TASK TO CARRY OUT: Write out all the lines again, precisely as they stand, but without the images.
**********
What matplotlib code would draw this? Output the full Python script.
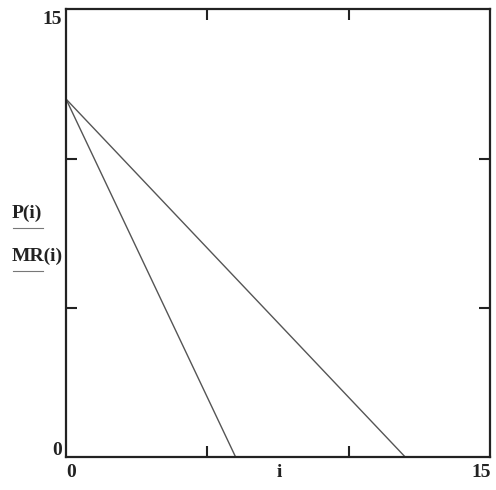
import matplotlib
matplotlib.use("Agg")
import matplotlib.pyplot as plt

# data
i_p = [0, 12]
P = [12, 0]
i_mr = [0, 6]
MR = [12, 0]
axis_min, axis_max = 0, 15
tick_vals = [5, 10]

fig = plt.figure(figsize=(4.96, 4.90), dpi=100)
ax = fig.add_axes([66/496, 1 - 457/490, (490 - 66)/496, (457 - 9.5)/490])

ax.plot(i_p, P, color='#555555', lw=1.0)
ax.plot(i_mr, MR, color='#555555', lw=1.0)

ax.set_xlim(axis_min, axis_max)
ax.set_ylim(axis_min, axis_max)
ax.set_xticks(tick_vals)
ax.set_yticks(tick_vals)
ax.set_xticklabels([])
ax.set_yticklabels([])
ax.tick_params(direction='in', length=8, width=1.5, top=True, right=True, colors='#222222')
for s in ax.spines.values():
    s.set_linewidth(1.6)
    s.set_color('#222222')

font = dict(family='Liberation Serif', fontsize=14, fontweight='bold', color='#222222')
# y range labels
fig.text(62/496, 1 - 20/490, str(axis_max), ha='right', va='center', **font)
fig.text(62/496, 1 - 450/490, str(axis_min), ha='right', va='center', **font)
# x range labels
fig.text(66/496, 1 - 472/490, str(axis_min), ha='left', va='center', **font)
fig.text(491/496, 1 - 472/490, str(axis_max), ha='right', va='center', **font)
fig.text(279/496, 1 - 472/490, 'i', ha='center', va='center', **font)

# y-axis variable labels with trace underlines
fig.text(12/496, 1 - 213/490, 'P(i)', ha='left', va='center', **font)
fig.add_artist(plt.Line2D([13/496, 43/496], [1 - 228/490, 1 - 228/490], color='#777777', lw=0.8))
fig.text(12/496, 1 - 256/490, 'MR(i)', ha='left', va='center', **font)
fig.add_artist(plt.Line2D([13/496, 43/496], [1 - 271/490, 1 - 271/490], color='#777777', lw=0.8))

fig.savefig('out.png', dpi=100, facecolor='white')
**********
OUTPUT FOR THIS EXERCISE:
What matplotlib code would draw this? Output the full Python script.
import matplotlib
matplotlib.use("Agg")
import matplotlib.pyplot as plt

# data
i_p = [0, 12]
P = [12, 0]
i_mr = [0, 6]
MR = [12, 0]
axis_min, axis_max = 0, 15
tick_vals = [5, 10]

fig = plt.figure(figsize=(4.96, 4.90), dpi=100)
ax = fig.add_axes([66/496, 1 - 457/490, (490 - 66)/496, (457 - 9.5)/490])

ax.plot(i_p, P, color='#555555', lw=1.0)
ax.plot(i_mr, MR, color='#555555', lw=1.0)

ax.set_xlim(axis_min, axis_max)
ax.set_ylim(axis_min, axis_max)
ax.set_xticks(tick_vals)
ax.set_yticks(tick_vals)
ax.set_xticklabels([])
ax.set_yticklabels([])
ax.tick_params(direction='in', length=8, width=1.5, top=True, right=True, colors='#222222')
for s in ax.spines.values():
    s.set_linewidth(1.6)
    s.set_color('#222222')

font = dict(family='Liberation Serif', fontsize=14, fontweight='bold', color='#222222')
# y range labels
fig.text(62/496, 1 - 20/490, str(axis_max), ha='right', va='center', **font)
fig.text(62/496, 1 - 450/490, str(axis_min), ha='right', va='center', **font)
# x range labels
fig.text(66/496, 1 - 472/490, str(axis_min), ha='left', va='center', **font)
fig.text(491/496, 1 - 472/490, str(axis_max), ha='right', va='center', **font)
fig.text(279/496, 1 - 472/490, 'i', ha='center', va='center', **font)

# y-axis variable labels with trace underlines
fig.text(12/496, 1 - 213/490, 'P(i)', ha='left', va='center', **font)
fig.add_artist(plt.Line2D([13/496, 43/496], [1 - 228/490, 1 - 228/490], color='#777777', lw=0.8))
fig.text(12/496, 1 - 256/490, 'MR(i)', ha='left', va='center', **font)
fig.add_artist(plt.Line2D([13/496, 43/496], [1 - 271/490, 1 - 271/490], color='#777777', lw=0.8))

fig.savefig('out.png', dpi=100, facecolor='white')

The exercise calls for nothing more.